___ Data segment

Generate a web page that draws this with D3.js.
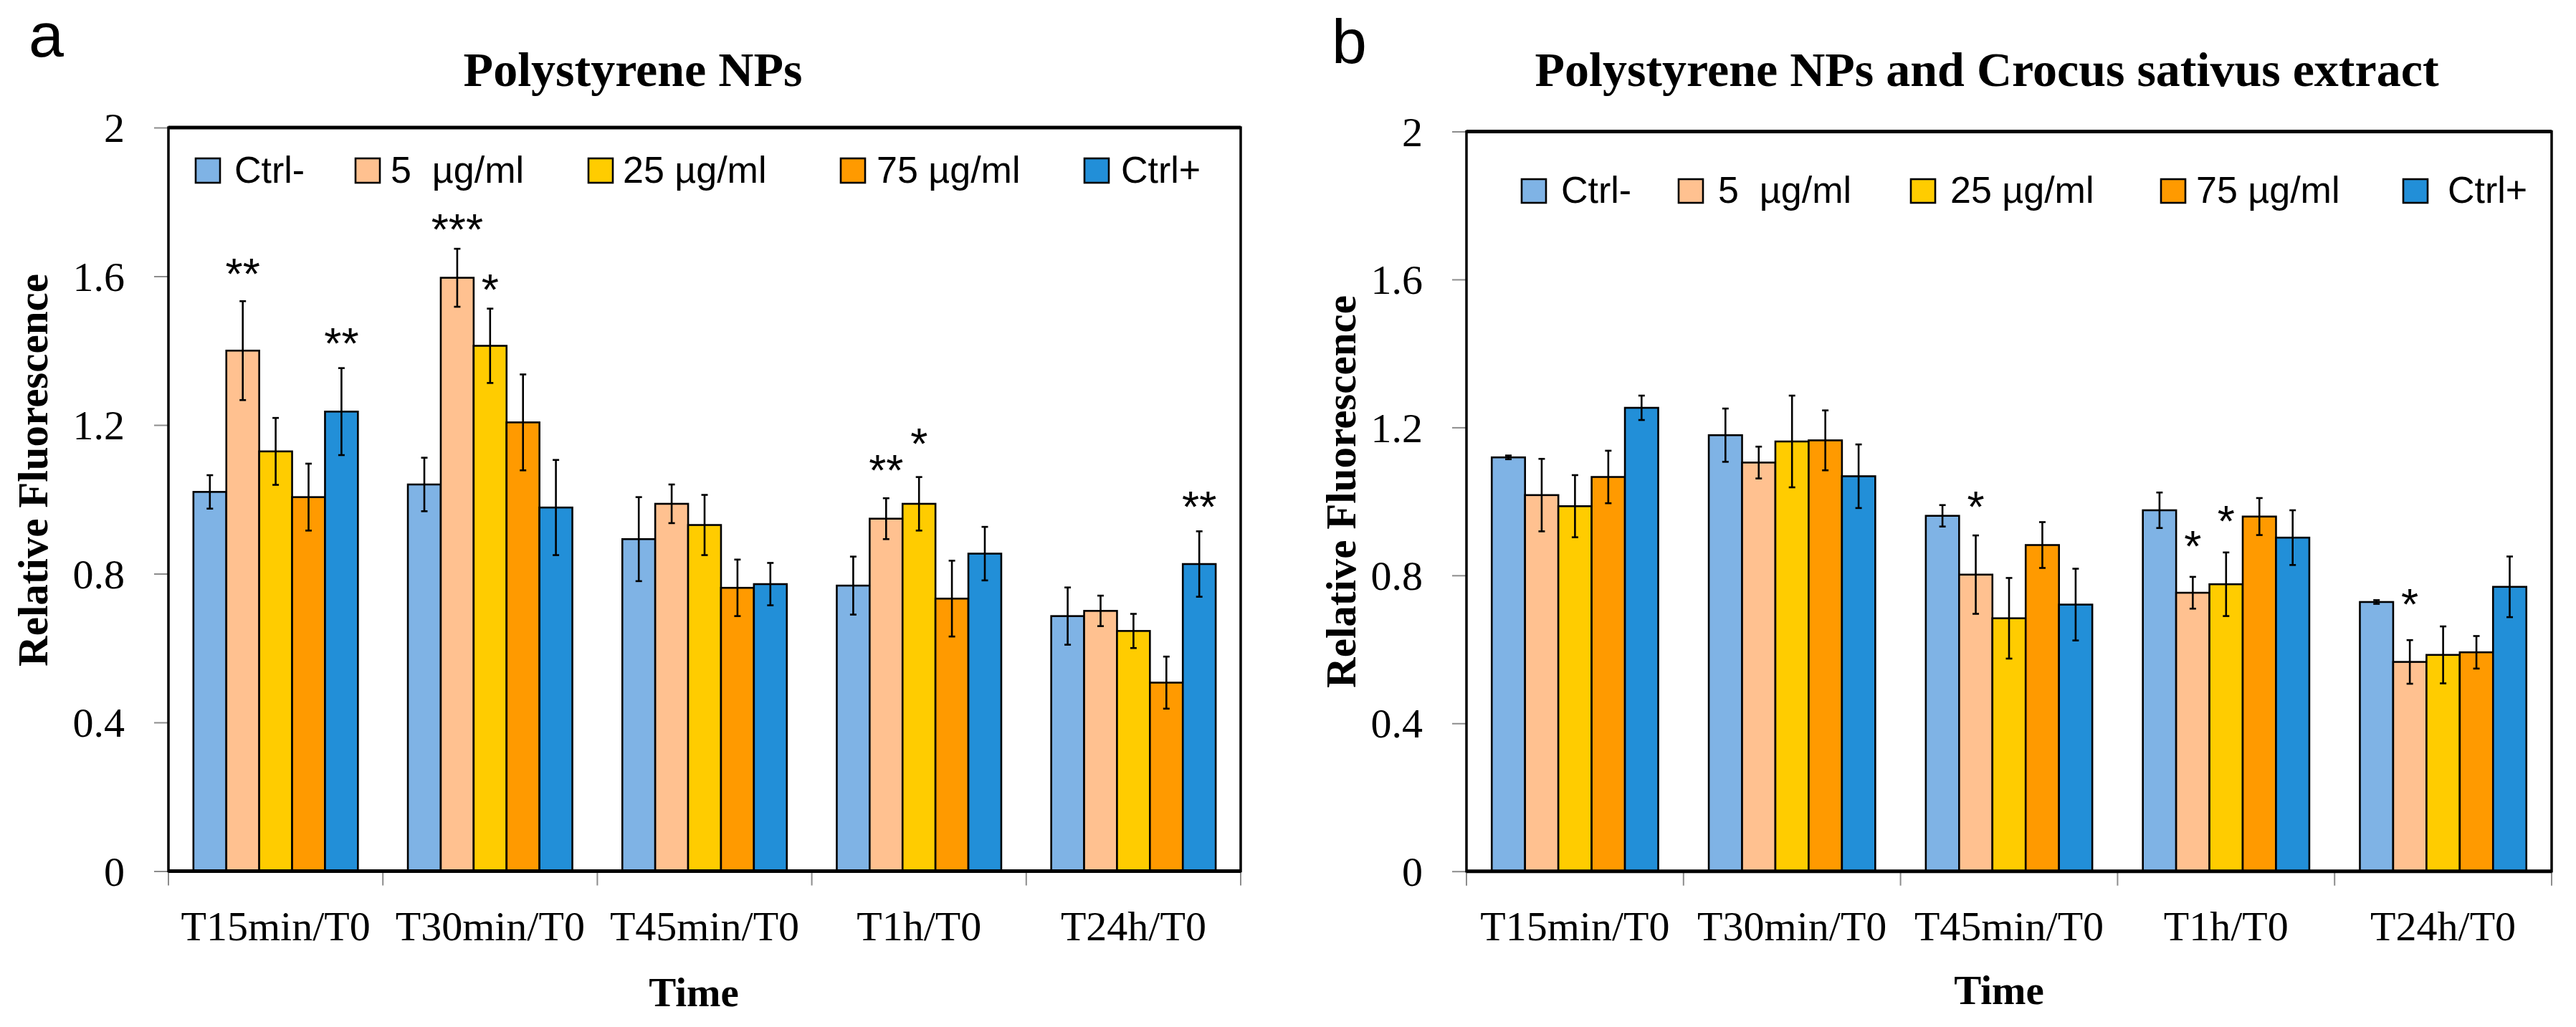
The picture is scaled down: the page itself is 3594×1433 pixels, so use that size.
<!DOCTYPE html>
<html>
<head>
<meta charset="utf-8">
<script src="https://cdn.jsdelivr.net/npm/d3@7"></script>
<style>
  html, body { margin: 0; padding: 0; background: #fff; }
  svg { display: block; }
  .leg text, .star { white-space: pre; }
</style>
</head>
<body>
<svg id="chart" width="3594" height="1433"></svg>
<script>
// ---------------- DATA ----------------
const categories = ["T15min/T0", "T30min/T0", "T45min/T0", "T1h/T0", "T24h/T0"];
const seriesNames = ["Ctrl-", "5  µg/ml", "25 µg/ml", "75 µg/ml", "Ctrl+"];
const seriesColors = ["#7fb3e5", "#ffc190", "#ffcc00", "#ff9a00", "#228fd8"];
const yTicks = [0, 0.4, 0.8, 1.2, 1.6, 2];

// Panel a: Polystyrene NPs
const aCtrlNeg = [1.020, 1.040, 0.893, 0.768, 0.686];
const a5 =       [1.400, 1.596, 0.988, 0.948, 0.700];
const a25 =      [1.129, 1.413, 0.931, 0.988, 0.646];
const a75 =      [1.006, 1.207, 0.762, 0.733, 0.507];
const aCtrlPos = [1.236, 0.978, 0.772, 0.854, 0.826];
const aErrCtrlNeg = [0.045, 0.072, 0.113, 0.078, 0.077];
const aErr5 =       [0.133, 0.078, 0.052, 0.055, 0.041];
const aErr25 =      [0.090, 0.100, 0.081, 0.072, 0.046];
const aErr75 =      [0.090, 0.129, 0.076, 0.102, 0.070];
const aErrCtrlPos = [0.117, 0.128, 0.057, 0.072, 0.088];
// significance marks: [category index, series index, label, value of mark centre]
const aStars = [[0, 1, "**", 1.633], [0, 4, "**", 1.446], [1, 1, "***", 1.754],
                [1, 2, "*", 1.592], [3, 1, "**", 1.106], [3, 2, "*", 1.177], [4, 4, "**", 1.007]];

// Panel b: Polystyrene NPs and Crocus sativus extract
const bCtrlNeg = [1.119, 1.179, 0.961, 0.976, 0.728];
const b5 =       [1.017, 1.105, 0.802, 0.753, 0.566];
const b25 =      [0.987, 1.162, 0.684, 0.776, 0.585];
const b75 =      [1.066, 1.165, 0.882, 0.959, 0.592];
const bCtrlPos = [1.253, 1.068, 0.721, 0.902, 0.769];
const bErrCtrlNeg = [0.005, 0.072, 0.029, 0.048, 0.005];
const bErr5 =       [0.098, 0.043, 0.106, 0.043, 0.059];
const bErr25 =      [0.084, 0.124, 0.109, 0.086, 0.077];
const bErr75 =      [0.071, 0.081, 0.062, 0.050, 0.044];
const bErrCtrlPos = [0.033, 0.086, 0.097, 0.074, 0.082];
const bStars = [[2, 1, "*", 1.012], [3, 1, "*", 0.906], [3, 2, "*", 0.975], [4, 1, "*", 0.750]];

// ---------------- LAYOUT ----------------
const SERIF = "'Liberation Serif', 'Times New Roman', serif";
const SANS = "'Liberation Sans', Arial, sans-serif";

const panels = [
  {
    letter: "a", letterX: 40, letterY: 79,
    title: "Polystyrene NPs", titleX: 883, titleY: 120,
    left: 235, right: 1731, yTop: 178, yZero: 1215.5,
    ylabX: 66, ylabY: 656,
    timeX: 968, timeY: 1404,
    legSwX: [273, 496, 821, 1173, 1513], legTxX: [327, 545, 869, 1223, 1564],
    legTop: 221, legBase: 255,
    vals: [aCtrlNeg, a5, a25, a75, aCtrlPos],
    errs: [aErrCtrlNeg, aErr5, aErr25, aErr75, aErrCtrlPos],
    stars: aStars
  },
  {
    letter: "b", letterX: 1858, letterY: 88,
    title: "Polystyrene NPs and Crocus sativus extract", titleX: 2772, titleY: 120,
    left: 2046, right: 3560, yTop: 183.5, yZero: 1215.7,
    ylabX: 1891, ylabY: 686,
    timeX: 2789, timeY: 1401,
    legSwX: [2123, 2342, 2666, 3015, 3353], legTxX: [2178, 2397, 2721, 3064, 3415],
    legTop: 250, legBase: 283,
    vals: [bCtrlNeg, b5, b25, b75, bCtrlPos],
    errs: [bErrCtrlNeg, bErr5, bErr25, bErr75, bErrCtrlPos],
    stars: bStars
  }
];

const svg = d3.select("#chart");

panels.forEach(p => {
  const g = svg.append("g");

  const x0 = d3.scaleBand().domain(categories).range([p.left, p.right]).padding(0);
  const bw = x0.bandwidth();
  const x1 = d3.scaleBand().domain(d3.range(seriesNames.length))
    .range([bw * 0.1165, bw * 0.8835]).padding(0);
  const y = d3.scaleLinear().domain([0, 2]).range([p.yZero, p.yTop]);

  // panel letter
  g.append("text").attr("x", p.letterX).attr("y", p.letterY)
    .attr("font-family", SANS).attr("font-size", 88).text(p.letter);

  // title
  g.append("text").attr("x", p.titleX).attr("y", p.titleY)
    .attr("text-anchor", "middle").attr("font-family", SERIF)
    .attr("font-weight", "bold").attr("font-size", 68).text(p.title);

  // y axis
  const yAxis = g.append("g").attr("transform", `translate(${p.left},0)`)
    .call(d3.axisLeft(y).tickValues(yTicks).tickSize(20).tickPadding(41).tickFormat(d => String(d)));
  yAxis.select(".domain").remove();
  yAxis.selectAll(".tick line").attr("stroke", "#8c8c8c").attr("stroke-width", 2);
  yAxis.selectAll(".tick text").attr("font-family", SERIF).attr("font-size", 58)
    .attr("fill", "#000").attr("dy", "0.34em");

  // x axis labels
  const xAxis = g.append("g").attr("transform", `translate(0,${p.yZero})`)
    .call(d3.axisBottom(x0).tickSize(0).tickPadding(0));
  xAxis.select(".domain").remove();
  xAxis.selectAll(".tick text").attr("font-family", SERIF).attr("font-size", 58)
    .attr("fill", "#000").attr("dy", "0").attr("y", 1312 - p.yZero);

  // x boundary ticks
  const bounds = categories.map(c => x0(c)).concat([p.right]);
  g.append("g").selectAll("line").data(bounds).join("line")
    .attr("x1", d => d).attr("x2", d => d)
    .attr("y1", p.yZero).attr("y2", p.yZero + 20)
    .attr("stroke", "#8c8c8c").attr("stroke-width", 2);

  // axis titles
  g.append("text").attr("transform", `translate(${p.ylabX},${p.ylabY}) rotate(-90)`)
    .attr("text-anchor", "middle").attr("font-family", SERIF).attr("font-weight", "bold")
    .attr("font-size", 59).text("Relative Fluorescence");
  g.append("text").attr("x", p.timeX).attr("y", p.timeY).attr("text-anchor", "middle")
    .attr("font-family", SERIF).attr("font-weight", "bold").attr("font-size", 57).text("Time");

  // plot frame
  g.append("rect").attr("x", p.left).attr("y", p.yTop)
    .attr("width", p.right - p.left).attr("height", p.yZero - p.yTop)
    .attr("fill", "none").attr("stroke", "#000").attr("stroke-width", 3.5);
  g.append("line").attr("x1", p.left).attr("x2", p.right).attr("y1", p.yTop).attr("y2", p.yTop)
    .attr("stroke", "#000").attr("stroke-width", 5);

  // bars
  const rows = [];
  categories.forEach((c, ci) => {
    seriesNames.forEach((s, si) => {
      rows.push({ c, ci, si, v: p.vals[si][ci], e: p.errs[si][ci] });
    });
  });
  const bars = g.append("g");
  bars.selectAll("rect").data(rows).join("rect")
    .attr("x", d => x0(d.c) + x1(d.si))
    .attr("width", x1.bandwidth())
    .attr("y", d => y(d.v))
    .attr("height", d => y(0) - y(d.v))
    .attr("fill", d => seriesColors[d.si])
    .attr("stroke", "#000").attr("stroke-width", 2.6);

  // zero line
  g.append("line").attr("x1", p.left).attr("x2", p.right).attr("y1", p.yZero).attr("y2", p.yZero)
    .attr("stroke", "#000").attr("stroke-width", 5);

  // error bars
  const eb = g.append("g").attr("stroke", "#000").attr("stroke-width", 2.6);
  rows.forEach(d => {
    const cx = x0(d.c) + x1(d.si) + x1.bandwidth() / 2;
    const yt = y(d.v + d.e), yb = y(d.v - d.e);
    eb.append("line").attr("x1", cx).attr("x2", cx).attr("y1", yt).attr("y2", yb);
    eb.append("line").attr("x1", cx - 4.5).attr("x2", cx + 4.5).attr("y1", yt).attr("y2", yt);
    eb.append("line").attr("x1", cx - 4.5).attr("x2", cx + 4.5).attr("y1", yb).attr("y2", yb);
  });

  // significance stars
  g.append("g").selectAll("text").data(p.stars).join("text")
    .attr("class", "star")
    .attr("x", d => x0(categories[d[0]]) + x1(d[1]) + x1.bandwidth() / 2)
    .attr("y", d => y(d[3]) + 35)
    .attr("text-anchor", "middle").attr("font-family", SANS).attr("font-size", 62)
    .text(d => d[2]);

  // legend
  const leg = g.append("g").attr("class", "leg");
  seriesNames.forEach((s, i) => {
    leg.append("rect").attr("x", p.legSwX[i]).attr("y", p.legTop)
      .attr("width", 34).attr("height", p.legBase - p.legTop)
      .attr("fill", seriesColors[i]).attr("stroke", "#000").attr("stroke-width", 2.6);
    leg.append("text").attr("x", p.legTxX[i]).attr("y", p.legBase)
      .attr("font-family", SANS).attr("font-size", 52).text(s);
  });
});
</script>
</body>
</html>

______

* Your instructions *
Repeat, word for word and with no pictures, only the lines running from the beginning of the data to the line that contains "const yTicks = [0, 0.4, 0.8, 1.2, 1.6, 2];".

* Reply to the exercise *
Generate a web page that draws this with D3.js.
The picture is scaled down: the page itself is 3594×1433 pixels, so use that size.
<!DOCTYPE html>
<html>
<head>
<meta charset="utf-8">
<script src="https://cdn.jsdelivr.net/npm/d3@7"></script>
<style>
  html, body { margin: 0; padding: 0; background: #fff; }
  svg { display: block; }
  .leg text, .star { white-space: pre; }
</style>
</head>
<body>
<svg id="chart" width="3594" height="1433"></svg>
<script>
// ---------------- DATA ----------------
const categories = ["T15min/T0", "T30min/T0", "T45min/T0", "T1h/T0", "T24h/T0"];
const seriesNames = ["Ctrl-", "5  µg/ml", "25 µg/ml", "75 µg/ml", "Ctrl+"];
const seriesColors = ["#7fb3e5", "#ffc190", "#ffcc00", "#ff9a00", "#228fd8"];
const yTicks = [0, 0.4, 0.8, 1.2, 1.6, 2];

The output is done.